Je ne parle plus de chaque rouge
chilien d'un certain âge que j'ouvre et qui me ravit. Il y a des
limites à taper sur le même clou, mais parfois je ne peux résister
tellement le vin dans mon verre est incroyable. C'est le cas de ce
vin de Vina Carmen, un autre de ces producteurs traditionnels
chiliens qu'on a tendance à ne plus remarquer car il n'a pas cette
image de nouveauté. Je n'ai pas de détails sur l'élaboration de ce
vin. L'étiquette indique un titre alcoolique de 14%.
La robe est d'une teinte grenat encore
bien soutenue. Le nez est très expressif pour un vin de cet âge et
embaume la cerise, le cassis, le bois de cèdre, la terre noire et le
camphre, le tout complété en mode mineur par des relents vanillés
d'épices douces, de bois brûlé et de chocolat noir. Superbe nez de
Cabernet Sauvignon à un moment de grâce de son parcours évolutif.
Difficile d'imaginer qu'il aurait pu être plus complexe et agréable
à un un autre moment de son évolution. La bouche impressionne tout
autant et surprend par la vivacité et la douceur de son fruit. Un
fruit marqué par le temps, certes, mais qui domine encore l'action,
appuyé sur une bonne dose d'amertume qui apporte équilibre et
sérieux à l'ensemble. Le milieu de bouche confirme que la matière
de ce nectar est encore bien généreuse, avec très bon niveau de
concentration et un volume contenu qui donne au vin une impression de
densité. Les tanins sont veloutés et font surtout sentir leur
présence dans une finale intense aux saveurs très persistantes.
Que dire de plus à propos de ce vin
sans avoir l'air de me répéter? Par la nature de ses arômes
et de ses saveurs ce nectar montre les traces de l'évolution en bouteille,
mais en même temps, l'intensité du fruit et la richesse de la
matière sont simplement renversants pour un vin de ce prix (17$ lors
de l'achat il y a 12 ans, le 2011, maintenant appelé Gran Reserva, est actuellement offert à 18.75$).

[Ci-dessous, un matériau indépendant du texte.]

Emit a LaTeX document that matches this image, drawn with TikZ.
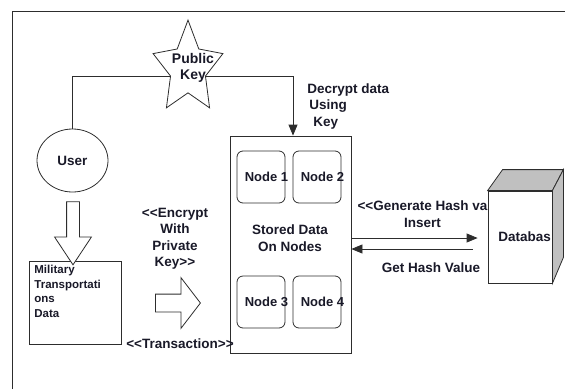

Si ce vin était de Napa, au lieu de Maipo, son prix aurait été
beaucoup plus élevé. Je sais, je me répète, mais quand on est
face à un tel vin on est immanquablement frappé par la dichotomie
entre le niveau qualitatif, le potentiel de garde et le ridicule du
prix. Ce vin a maintenant 15 ans d'âge, et il est clair qu'il aurait
pu continuer son évolution pour au moins 15 autres années, et
probablement plus. Une autre preuve, si besoin est, du trésor
négligé que représente le Cab chilien de type Reserva. En plein le
type de vin qui représente bien le "Bordeaux chilien" dont je traitais dans mon texte précédant. Les "winemakers" derrière ce type de vin n'apparaîtront jamais dans les listes à la
mode de journalistes pour la simple et bonne raison que pour constater le plein
potentiel de ce type de vin il faut avoir la patience de les garder
plus d'une décennie. Comme mode et patience sont des termes irréconciliables l'amateur doit tenter de voir au-delà.